3-D VERSUS 2-D MODELING OF NATURAL AQUIFERS: THEEXPERIMENTAL SITE OF SETTOLO, ITALY

In the practical framework of modeling natural aquifers it is often difficult to determine in advance whether the increased effort required by the use of a 3-D over a 2-D model is justified by a higher quality of the expected results and a proper description of the physical processes. There are actually cases, such as modeling of regional or large-scale flow, where the difference between the results obtained from a 2-D and a 3-D model is negligible. In other cases, mostly characterized by smaller scales (for example, flow toward a well), there is a substantial improvement if a three-dimensional model is used, because 2-D and 3-D schemes treat in a different way mechanisms like, e.g., extraction from wells and recharge from watercourses and lakes. In particular, a 3-D model can deal with partially penetrating wells and limited-depth lateral recharge, while a 2-D model cannot handle these typically three-dimensional dynamics, being all the involved quantities depth-averaged. The objective of this study is to model the behavior of a natural aquifer where such circumstances emerge clearly by means of both 2-D and 3-D finite-element models. Our test field is the alluvial phreatic aquifer of Settolo, a piedmont area in Northeastern Italy, with an extension of approximately 6 km2 and that exhibits heterogeneities of the geological structures both at the local and intermediate scales. The subsurface is crossed by paleo-riverbeds and characterized by different facies, with an average aquifer thickness of 50 m. The interactions between watercourses and the aquifer, the recharge linked to the precipitation, as well as the dynamics of partially penetrating extraction wells must be properly reproduced for an effective protection and a sustainable exploitation of the water resources. In order to do so, a careful site characterization is in progress, with a number of different measurements and scales involved.
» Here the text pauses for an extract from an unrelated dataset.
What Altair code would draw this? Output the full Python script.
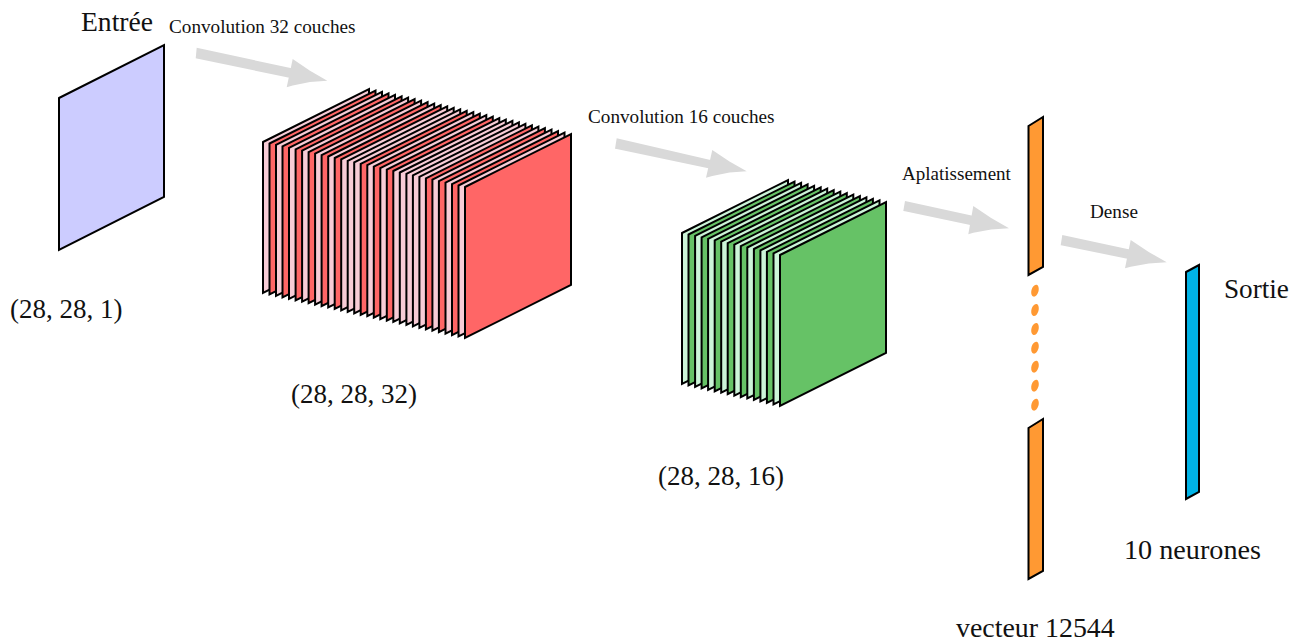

The models used are i) a two-dimensional solver on an unstructured grid of the nonlinear Dupuit-Boussinesq equation and ii) a three-dimensional solver of the Richards equation that uses a structured horizontal grid with a variable vertical discretization of the 3-D mesh. The results of this study give some useful insights on the pros and cons associated to the use of 3-D versus 2-D models, in terms of consistency to the physical processes, complexity, and computational effort, when dealing with a real aquifer of medium size, i.e. within an intermediate scale range.